In a rare appearance in a 1990 seminar entitled Kathmandu city and the Guthi system today, Regmi presented a paper highlighting the adverse impact on the civic life of Kathmandu resulting from the disappearance or institutional violations of this native mode of endowment-based philanthropy. But this presentation by the foremost scholar of the Guthi system began and ended with an apology. He stated, “The research has been inadequate and the presentation sketchy. The saving grace is that my aim in this paper has been to stimulate thought, not to present cut and dried solutions. If, therefore, the points I have made here provoke you to sit up and think on how we may be able to preserve and build on the initiative and liberality of our ancestors in using a portion of their wealth to construct and maintain temples, shrines, and other public assets in this city of ours, my efforts will not have gone waste”.
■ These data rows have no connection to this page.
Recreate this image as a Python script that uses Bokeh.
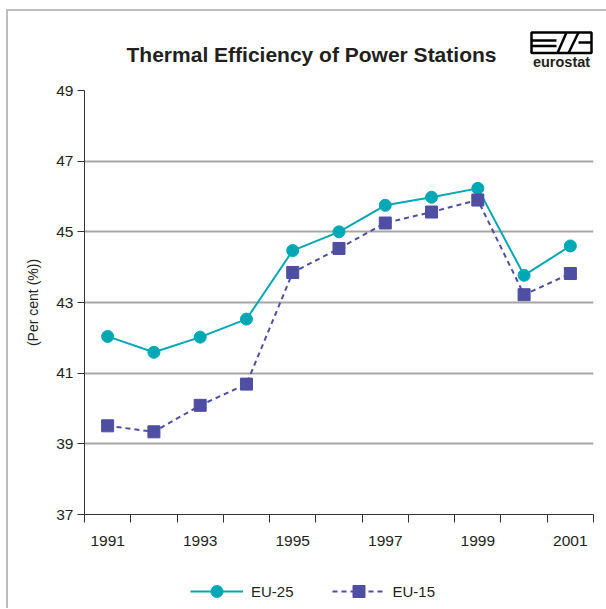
from bokeh.plotting import figure
from bokeh.models import Range1d, FixedTicker, Legend, LegendItem
from bokeh.layouts import column
from bokeh.core.properties import value
from bokeh.embed import file_html
from bokeh.resources import INLINE

years = [1991, 1992, 1993, 1994, 1995, 1996, 1997, 1998, 1999, 2000, 2001]
eu25 = [42.04, 41.59, 42.02, 42.53, 44.47, 45.00, 45.75, 45.98, 46.23, 43.77, 44.60]
eu15 = [39.51, 39.34, 40.09, 40.69, 43.85, 44.53, 45.25, 45.56, 45.90, 43.22, 43.82]
year_labels = [1991, 1993, 1995, 1997, 1999, 2001]
y_ticks = [37, 39, 41, 43, 45, 47, 49]
series_names = ["EU-25", "EU-15"]
title_text = "Thermal Efficiency of Power Stations"
y_label = "(Per cent (%))"

TEAL = "#00A7B4"
PURPLE = "#4E4EA2"
TXT = "#231F20"
FONT = "Liberation Sans"
W = 598

STYLE25 = dict(line_color=TEAL, line_width=2)
STYLE15 = dict(line_color=PURPLE, line_width=2, line_dash="5 4")
MARK25 = dict(marker="circle", size=12, fill_color=TEAL, line_color=TEAL)
MARK15 = dict(marker="square", size=12, fill_color=PURPLE, line_color=PURPLE)

# ---------- header: title + logo (frame aligned with main frame) ----------
h = figure(width=W, height=71, output_backend="svg", toolbar_location=None, title=None,
           x_range=Range1d(84, 593), y_range=Range1d(83, 12),
           x_axis_location=None, y_axis_location=None,
           min_border_left=76, min_border_right=13, min_border_top=0, min_border_bottom=0)
h.outline_line_color = None
h.grid.visible = False
h.text(x=[311], y=[55], text=[title_text], text_align="center", text_baseline="middle",
       text_font=value(FONT), text_font_style="bold", text_font_size="21px", text_color=TXT)
# eurostat logo (decoration)
h.quad(left=[531], right=[591], top=[33], bottom=[53.5], fill_color="white",
       line_color="black", line_width=2.5)
h.multi_line(xs=[[531, 556], [531, 556], [557, 566], [568, 578], [578, 591]],
             ys=[[41, 41], [46.5, 46.5], [53.5, 33], [53.5, 33], [43, 43]],
             line_color="black", line_width=2.5)
h.text(x=[561], y=[62], text=["eurostat"], text_align="center", text_baseline="middle",
       text_font=value(FONT), text_font_style="bold", text_font_size="14.5px", text_color=TXT)

# ---------- main chart ----------
p = figure(width=W, height=477, output_backend="svg", toolbar_location=None, title=None,
           x_range=Range1d(years[0] - 0.5, years[-1] + 0.5), y_range=Range1d(37, 49),
           min_border_left=76, min_border_right=13, min_border_top=8, min_border_bottom=45)
p.outline_line_color = None
p.xaxis.ticker = FixedTicker(ticks=year_labels,
                             minor_ticks=[y - 0.5 for y in years] + [years[-1] + 0.5])
p.xaxis.major_tick_out = 0
p.xaxis.major_tick_in = 0
p.xaxis.minor_tick_out = 8
p.xaxis.minor_tick_in = 0
p.xaxis.minor_tick_line_color = "#333333"
p.xaxis.axis_line_color = "#333333"
p.xaxis.major_label_standoff = 13
p.yaxis.ticker = FixedTicker(ticks=y_ticks)
p.yaxis.major_tick_out = 7
p.yaxis.major_tick_in = 0
p.yaxis.minor_tick_line_color = None
p.yaxis.major_tick_line_color = "#333333"
p.yaxis.axis_line_color = "#333333"
p.yaxis.major_label_standoff = 4
p.yaxis.axis_label = y_label
p.yaxis.axis_label_standoff = 12
p.yaxis.axis_label_text_font = FONT
p.yaxis.axis_label_text_font_style = "normal"
p.yaxis.axis_label_text_font_size = "14px"
p.yaxis.axis_label_text_color = TXT
for ax in (p.xaxis, p.yaxis):
    ax.major_label_text_font = FONT
    ax.major_label_text_font_size = "15.5px"
    ax.major_label_text_color = TXT
p.xgrid.grid_line_color = None
p.ygrid.grid_line_color = "#A6A6A6"
p.ygrid.grid_line_width = 2
p.ygrid.ticker = FixedTicker(ticks=y_ticks)

p.line(years, eu25, **STYLE25)
p.scatter(years, eu25, **MARK25)
p.line(years, eu15, **STYLE15)
p.scatter(years, eu15, **MARK15)

# ---------- footer: legend (its y-range keeps the series out of view) ----------
f = figure(width=W, height=49, output_backend="svg", toolbar_location=None, title=None,
           x_range=Range1d(years[0] - 0.5, years[-1] + 0.5), y_range=Range1d(0, 1),
           x_axis_location=None, y_axis_location=None,
           min_border_left=76, min_border_right=13, min_border_top=0, min_border_bottom=0)
f.outline_line_color = None
f.grid.visible = False
fl25 = f.line(years, eu25, **STYLE25)
fs25 = f.scatter(years, eu25, **MARK25)
fl15 = f.line(years, eu15, **STYLE15)
fs15 = f.scatter(years, eu15, **MARK15)
legend = Legend(items=[LegendItem(label=series_names[0], renderers=[fl25, fs25]),
                       LegendItem(label=series_names[1], renderers=[fl15, fs15])],
                orientation="horizontal", location=(106, 2),
                glyph_width=53, glyph_height=30, label_standoff=8, spacing=38,
                padding=0, margin=0, border_line_color=None, background_fill_alpha=0,
                label_text_font=FONT, label_text_font_size="15px", label_text_color=TXT)
f.add_layout(legend, "center")

layout = column(h, p, f, spacing=0,
                styles={"border-left": "2px solid #BDBDBD", "border-top": "2px solid #BDBDBD",
                        "margin-left": "6px", "margin-top": "9px"})

open("out.html", "w").write(file_html(layout, INLINE))
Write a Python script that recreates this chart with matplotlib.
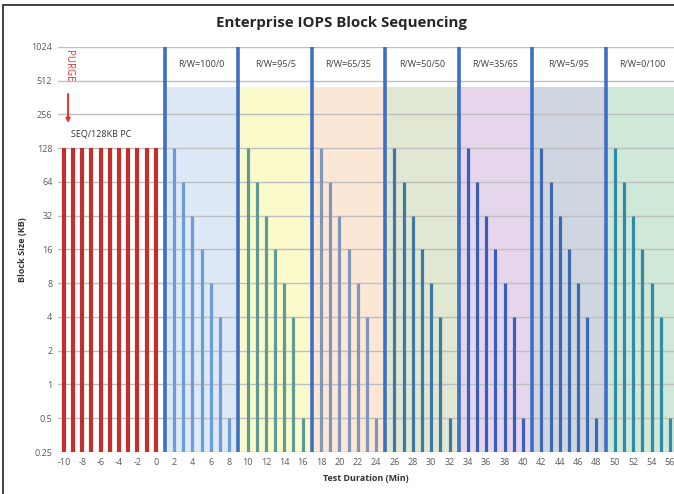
import matplotlib
matplotlib.use("Agg")
import matplotlib.pyplot as plt
from matplotlib.patches import Rectangle
import numpy as np

# precondition (sequential 128KB) phase
precond_minutes = list(range(-10, 1))
precond_block_kb = [128] * len(precond_minutes)

# each R/W mix runs one pass through these block sizes
block_sizes_kb = [128, 64, 32, 16, 8, 4, 0.5]
rw_mixes = ["100/0", "95/5", "65/35", "50/50", "35/65", "5/95", "0/100"]
separator_kb = 1024
band_top_kb = 450

bar_colors = ["#6d9cd9", "#5f9b96", "#8196bb", "#3f78a8", "#3b5dc0", "#3c69b3", "#2f8ba6"]
band_colors = ["#dde9f6", "#fbfacb", "#fce6d6", "#e0e8d2", "#e5d6ec", "#cfd6e1", "#cfe8d8"]
sep_color = "#3f6fc4"
red = "#c2302b"

yticks = [0.25, 0.5, 1, 2, 4, 8, 16, 32, 64, 128, 256, 512, 1024]
ytick_labels = ["0.25", "0.5", "1", "2", "4", "8", "16", "32", "64", "128", "256", "512", "1024"]
xticks = list(range(-10, 57, 2))

plt.rcParams["font.family"] = ["Open Sans", "DejaVu Sans"]
plt.rcParams["axes.unicode_minus"] = False

fig = plt.figure(figsize=(6.74, 4.94), dpi=100)
ax = fig.add_axes([0.086, 0.085, 0.914, 0.82])
ax.set_yscale("log", base=2)
ax.set_ylim(0.25, 1024)
ax.set_xlim(-10.65, 56.45)

ymin = 0.25
seg_len = len(block_sizes_kb) + 1
x_end = ax.get_xlim()[1]

for i, mix in enumerate(rw_mixes):
    start = 1 + i * seg_len
    stop = start + seg_len if i < len(rw_mixes) - 1 else x_end
    ax.add_patch(Rectangle((start, ymin), stop - start, band_top_kb - ymin,
                           facecolor=band_colors[i], edgecolor="none", zorder=0))
    xs = np.arange(start + 1, start + seg_len)
    ax.vlines(xs, ymin, block_sizes_kb, color=bar_colors[i], linewidth=2.3, zorder=3)
    ax.vlines(start, ymin, separator_kb, color=sep_color, linewidth=2.6, zorder=4)
    ax.text(start + seg_len / 2, 720, "R/W=" + mix, ha="center", va="center",
            fontsize=6.5, color="#404040", zorder=5)

ax.vlines(precond_minutes, ymin, precond_block_kb, color=red, linewidth=3.0, zorder=3)

# horizontal grid at every power of two
for y in yticks:
    ax.axhline(y, color="#bfbfbf", linewidth=1.0, zorder=1)

ax.text(-9.55, 690, "PURGE", rotation=-90, ha="center", va="center",
        fontsize=7, color="#e8322e", zorder=5)
ax.annotate("", xy=(-9.55, 215), xytext=(-9.55, 390),
            arrowprops=dict(arrowstyle="-|>", color="#e8322e", lw=1.4,
                            mutation_scale=6, shrinkA=0, shrinkB=0), zorder=5)
ax.text(-6.0, 172, "SEQ/128KB PC", ha="center", va="center",
        fontsize=6.5, color="#333333", zorder=5)

ax.set_yticks(yticks)
ax.set_yticklabels(ytick_labels)
ax.yaxis.set_minor_locator(matplotlib.ticker.NullLocator())
ax.set_xticks(xticks)
ax.tick_params(axis="both", length=0, labelsize=6.5, labelcolor="#595959", pad=4)
for s in ax.spines.values():
    s.set_visible(False)

ax.set_ylabel("Block Size (KB)", fontsize=6.5, fontweight="bold", color="#333333", labelpad=3)
ax.set_xlabel("Test Duration (Min)", fontsize=6.5, fontweight="bold", color="#333333", labelpad=5)
fig.suptitle("Enterprise IOPS Block Sequencing", x=0.506, y=0.968, fontsize=10.8,
             fontweight="bold", color="#262626")

# thin outer frame
fig.add_artist(Rectangle((3 / 674, -0.05), 2, (494 - 5) / 494 + 0.05,
                         transform=fig.transFigure, fill=False,
                         edgecolor="#222222", linewidth=1.2))

fig.savefig("out.png", dpi=100)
Some of the obituaries published since his death have lamented the fact that the wealth of insights Regmi had produced in his research works had not been used by the Nepali state. But Regmi hiimself was much more modest about the use of his work for Nepal’s development. This he made clear in a short write-up in Himal in 1993 titled “Why I write Economic History”: “I do not feel that there is any need for me to make an attempt to justify my research and writings on the economic history of Nepal in terms of their relevance to the mundane issues of economic development and political evolution. For me, far more inspiring and ennobling has been the feeling of participation, at whatsoever elementary level it may be, in the eternal quest for knowledge. In the course of exploring and recording a previously unknown and uncharted aspect of the history of the Nepali people and, therefore, of mankind as a whole, I have the feeling of having left my footprints on the sands of time”.

Regmi could provide us with historical narratives of previously uncharted aspects of Nepal’s past precisely because he showed no interest in the gimmickry embedded in medals and national honours. His spiritual quest in academia was made possible in part by his fierce independence of mind and dedication, and in part by the fact that he could work in his modest study without the distractions provided by vacuous honours and recognitions. Regmi’s footprints will be with us for a long time to come.